As is often the case, the more I learn about all grain, the less I know. One of the real head scratchers for me is the steep vs mash thing. After a solid Googling I now kind of understand which and why some malts need to be mashed. It's the steeping part that I'm confused with.

My first BIAB is going to be a big Belgian dark, strong ale. It's got a ton of pilsner malt, quarter a ton of Munich and then some specialty grains. My original intention was to just chuck them all in the grain bag and mash away. I have now read that this isn't a good approach - steeping grains should be steeped, mashing grains should be mashed.

Easy enough when extract brewing, but how do you do it with BIAB? Steep first then mash with that water?

Thanks!
 
You are confusing extract brewing using speciality grains and doing all grain where you usually put all the grains together and mash them.

Just mash them all together.
 
Gap is correct. Don't worry about steeping.
Anything under approx. 400 EBC (200 Lovibond) can be added to the mash but roasted grains (400 EBC plus) will give you a harsh, roasty aftertaste if added along with your base malts, crystals, etc.
Better to add them at the last 10 minutes of the mash to avoid this.
 
Chuck them all in together.
In situations where you have a high proportion of roast malts (such as stout or porter) separate steeping is ONE method SOME brewers use but in most instances most brewers throw all spec grains into the mash.
 
Sweet! Chucking them all in works for me.

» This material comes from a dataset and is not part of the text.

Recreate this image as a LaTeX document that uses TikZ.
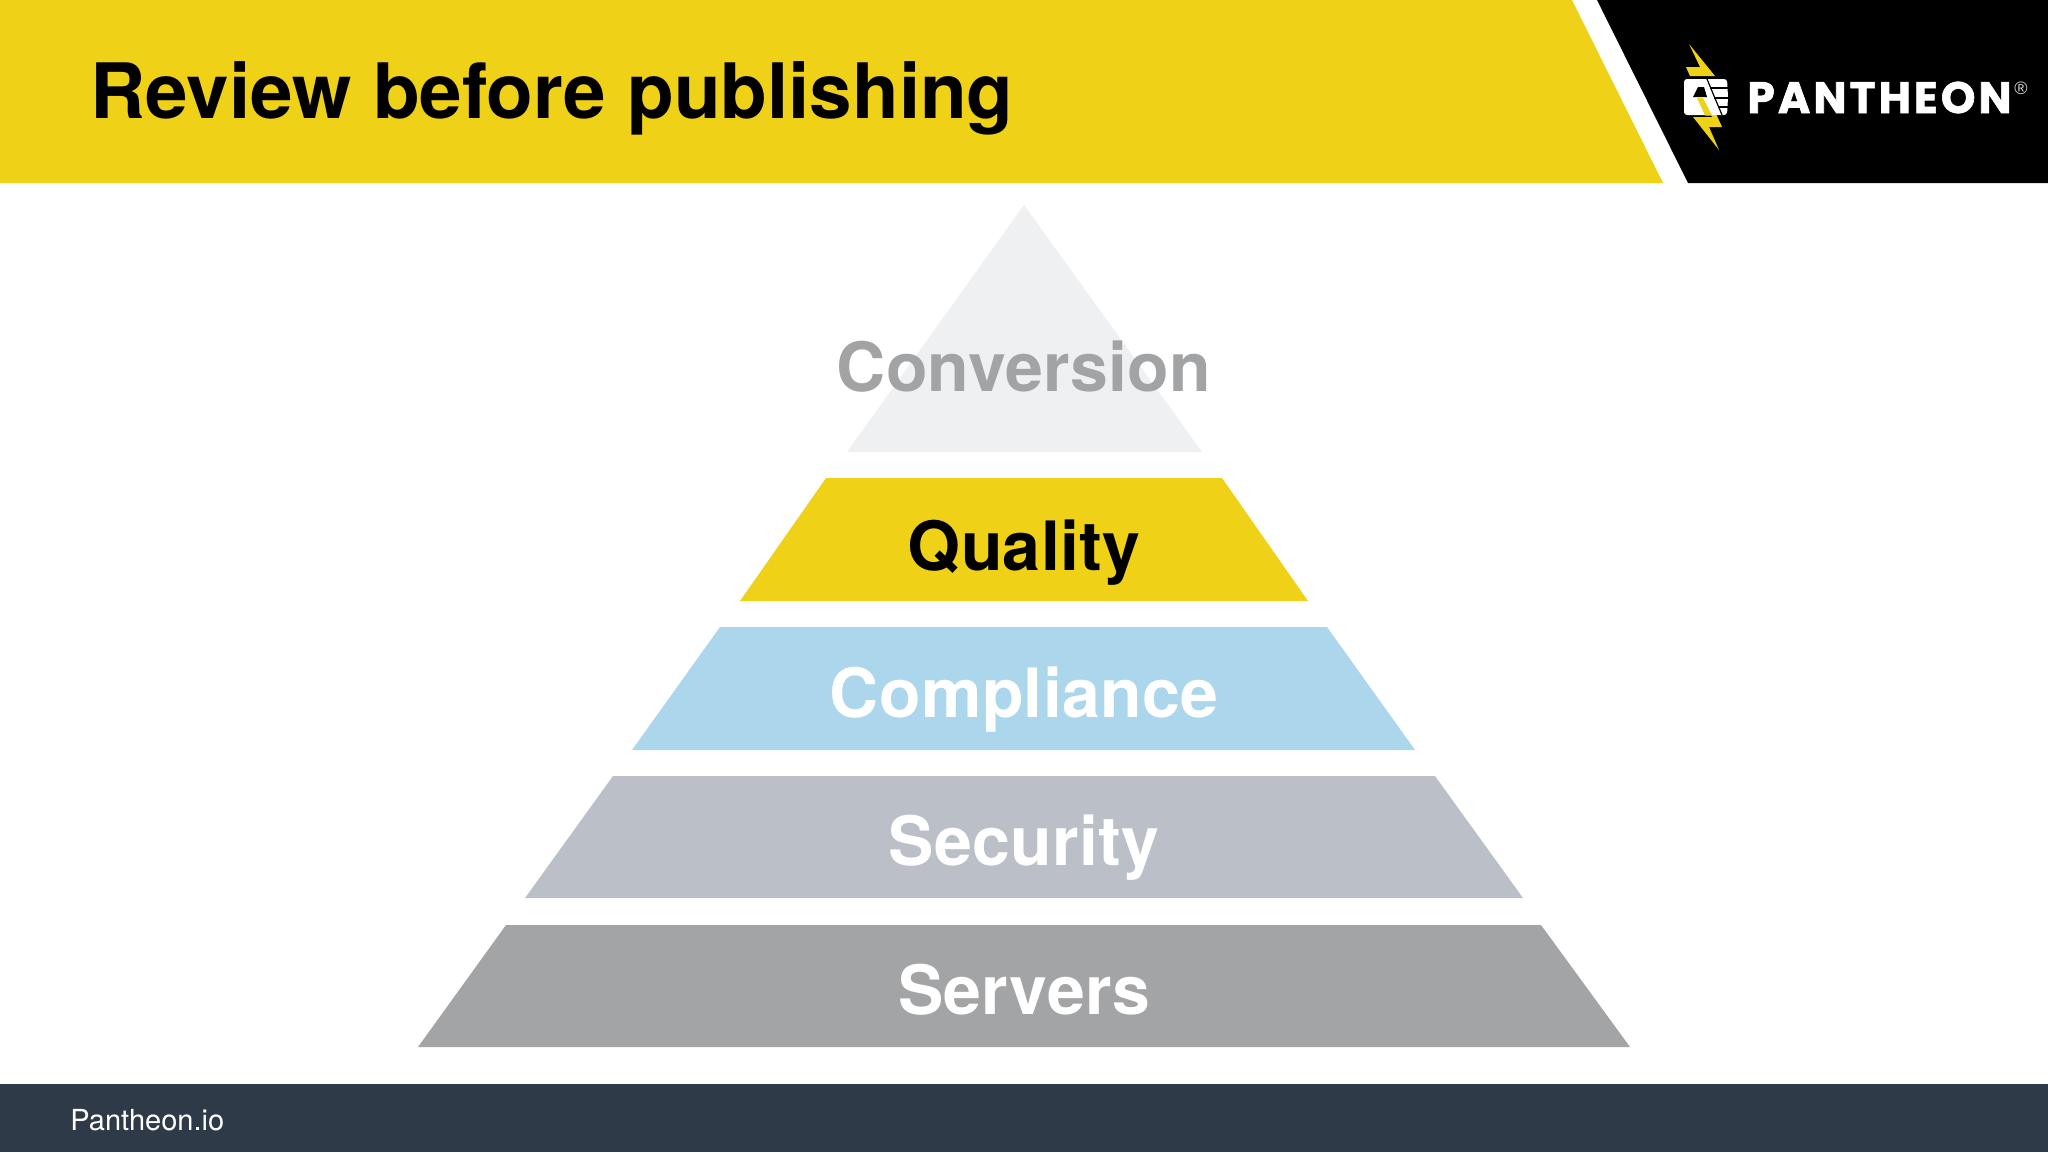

Don't know how I would do them separately. Wouldn't it bring the temp down if I added the dark grains in the last 15 minutes?
 
At that point it wouldn't matter anyway but for this brew there is no need.
Wait till you are making a stout and are interested in water chemistry before worrying about the idea.
 
I often add spec malts such as crystal at mashout,which I find gives more depth of malt character.
 
TidalPete said:
Anything under approx. 400 EBC (200 Lovibond) can be added to the mash but roasted grains (400 EBC plus) will give you a harsh, roasty aftertaste if added along with your base malts, crystals, etc.
Obviously I cannot taste anything then. My brews must be overly roasty and shit.
 
indica86 said:
Obviously I cannot taste anything then. My brews must be overly roasty and shit.
Send me as many as you can and I'll let you know
 
While I've always just thrown them all in the mash as well, I feel that separating out the specialty malts and steeping them apart from the mash may be a way to get around a limited-size mash tun. My MT is only a 19L cylindrical cooler, so I'm probably pushing it a bit to do any really high gravity beers in a 'standard' size (20-23L) batch. However, if I were to steep the specialty grains separately in a pot, then only my base malt would need to go in the MT and I could theoretically get significantly bigger beers.

Anyone have any thoughts on this? Is there any reason that it would be bad to do this to get around limited equipment?

To be honest, as I currently bottle anyway and don't have any 19L kegs to go filling, it really doesn't matter if I just adjust the volume in my recipe instead of adding more grains in order to get bigger beers, but I'm interested in maybe trying it out anyway.
 
Mate if its your first crack at it, mash them all together after milling of course. At mash temps no astringency should occur from grain husk. Don't forget you boil the shit outta wort after mashing. Just go for it and learn along the way!